(AIM OF THE TASK):
Write the listing below out again exactly, dropping the images.

(DATA SECTION):
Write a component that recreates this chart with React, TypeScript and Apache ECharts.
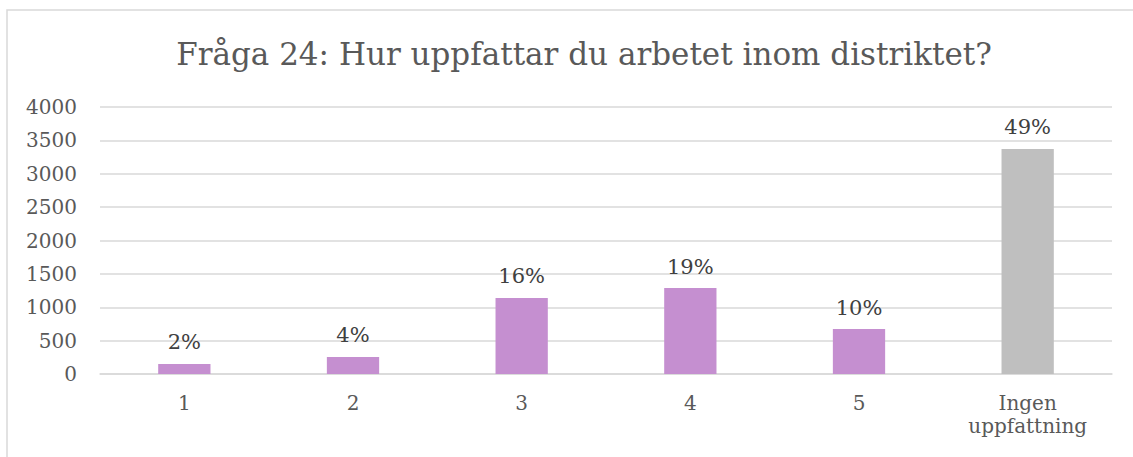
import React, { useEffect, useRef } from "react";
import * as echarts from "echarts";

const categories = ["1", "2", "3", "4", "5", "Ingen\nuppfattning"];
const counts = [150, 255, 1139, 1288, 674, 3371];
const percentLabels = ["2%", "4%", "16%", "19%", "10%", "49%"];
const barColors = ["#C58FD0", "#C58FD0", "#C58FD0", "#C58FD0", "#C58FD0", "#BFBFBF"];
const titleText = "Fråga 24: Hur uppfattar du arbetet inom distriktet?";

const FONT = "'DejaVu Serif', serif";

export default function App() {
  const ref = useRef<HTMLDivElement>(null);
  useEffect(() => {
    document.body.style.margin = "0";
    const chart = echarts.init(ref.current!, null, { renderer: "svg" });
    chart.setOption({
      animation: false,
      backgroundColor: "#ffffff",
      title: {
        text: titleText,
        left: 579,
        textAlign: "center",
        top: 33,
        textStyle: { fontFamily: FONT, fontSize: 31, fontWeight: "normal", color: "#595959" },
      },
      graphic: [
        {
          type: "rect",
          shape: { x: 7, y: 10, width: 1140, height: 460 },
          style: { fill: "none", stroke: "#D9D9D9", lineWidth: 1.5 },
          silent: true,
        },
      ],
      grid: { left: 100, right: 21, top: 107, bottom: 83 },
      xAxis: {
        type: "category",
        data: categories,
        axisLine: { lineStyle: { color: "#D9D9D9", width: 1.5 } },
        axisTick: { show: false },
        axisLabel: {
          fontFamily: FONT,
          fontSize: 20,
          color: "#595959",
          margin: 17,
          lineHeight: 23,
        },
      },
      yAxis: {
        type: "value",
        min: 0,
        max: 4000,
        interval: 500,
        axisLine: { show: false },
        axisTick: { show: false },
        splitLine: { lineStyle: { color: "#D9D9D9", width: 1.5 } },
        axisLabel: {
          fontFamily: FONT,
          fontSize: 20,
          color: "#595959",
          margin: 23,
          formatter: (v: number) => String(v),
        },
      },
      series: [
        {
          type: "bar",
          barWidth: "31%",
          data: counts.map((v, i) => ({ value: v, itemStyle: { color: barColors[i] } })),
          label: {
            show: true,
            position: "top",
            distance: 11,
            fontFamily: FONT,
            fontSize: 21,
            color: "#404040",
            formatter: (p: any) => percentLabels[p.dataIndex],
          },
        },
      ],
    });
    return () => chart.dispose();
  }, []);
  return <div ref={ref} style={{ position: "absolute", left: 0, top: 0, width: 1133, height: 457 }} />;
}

(THE RESULT):
Write a component that recreates this chart with React, TypeScript and Apache ECharts.
import React, { useEffect, useRef } from "react";
import * as echarts from "echarts";

const categories = ["1", "2", "3", "4", "5", "Ingen\nuppfattning"];
const counts = [150, 255, 1139, 1288, 674, 3371];
const percentLabels = ["2%", "4%", "16%", "19%", "10%", "49%"];
const barColors = ["#C58FD0", "#C58FD0", "#C58FD0", "#C58FD0", "#C58FD0", "#BFBFBF"];
const titleText = "Fråga 24: Hur uppfattar du arbetet inom distriktet?";

const FONT = "'DejaVu Serif', serif";

export default function App() {
  const ref = useRef<HTMLDivElement>(null);
  useEffect(() => {
    document.body.style.margin = "0";
    const chart = echarts.init(ref.current!, null, { renderer: "svg" });
    chart.setOption({
      animation: false,
      backgroundColor: "#ffffff",
      title: {
        text: titleText,
        left: 579,
        textAlign: "center",
        top: 33,
        textStyle: { fontFamily: FONT, fontSize: 31, fontWeight: "normal", color: "#595959" },
      },
      graphic: [
        {
          type: "rect",
          shape: { x: 7, y: 10, width: 1140, height: 460 },
          style: { fill: "none", stroke: "#D9D9D9", lineWidth: 1.5 },
          silent: true,
        },
      ],
      grid: { left: 100, right: 21, top: 107, bottom: 83 },
      xAxis: {
        type: "category",
        data: categories,
        axisLine: { lineStyle: { color: "#D9D9D9", width: 1.5 } },
        axisTick: { show: false },
        axisLabel: {
          fontFamily: FONT,
          fontSize: 20,
          color: "#595959",
          margin: 17,
          lineHeight: 23,
        },
      },
      yAxis: {
        type: "value",
        min: 0,
        max: 4000,
        interval: 500,
        axisLine: { show: false },
        axisTick: { show: false },
        splitLine: { lineStyle: { color: "#D9D9D9", width: 1.5 } },
        axisLabel: {
          fontFamily: FONT,
          fontSize: 20,
          color: "#595959",
          margin: 23,
          formatter: (v: number) => String(v),
        },
      },
      series: [
        {
          type: "bar",
          barWidth: "31%",
          data: counts.map((v, i) => ({ value: v, itemStyle: { color: barColors[i] } })),
          label: {
            show: true,
            position: "top",
            distance: 11,
            fontFamily: FONT,
            fontSize: 21,
            color: "#404040",
            formatter: (p: any) => percentLabels[p.dataIndex],
          },
        },
      ],
    });
    return () => chart.dispose();
  }, []);
  return <div ref={ref} style={{ position: "absolute", left: 0, top: 0, width: 1133, height: 457 }} />;
}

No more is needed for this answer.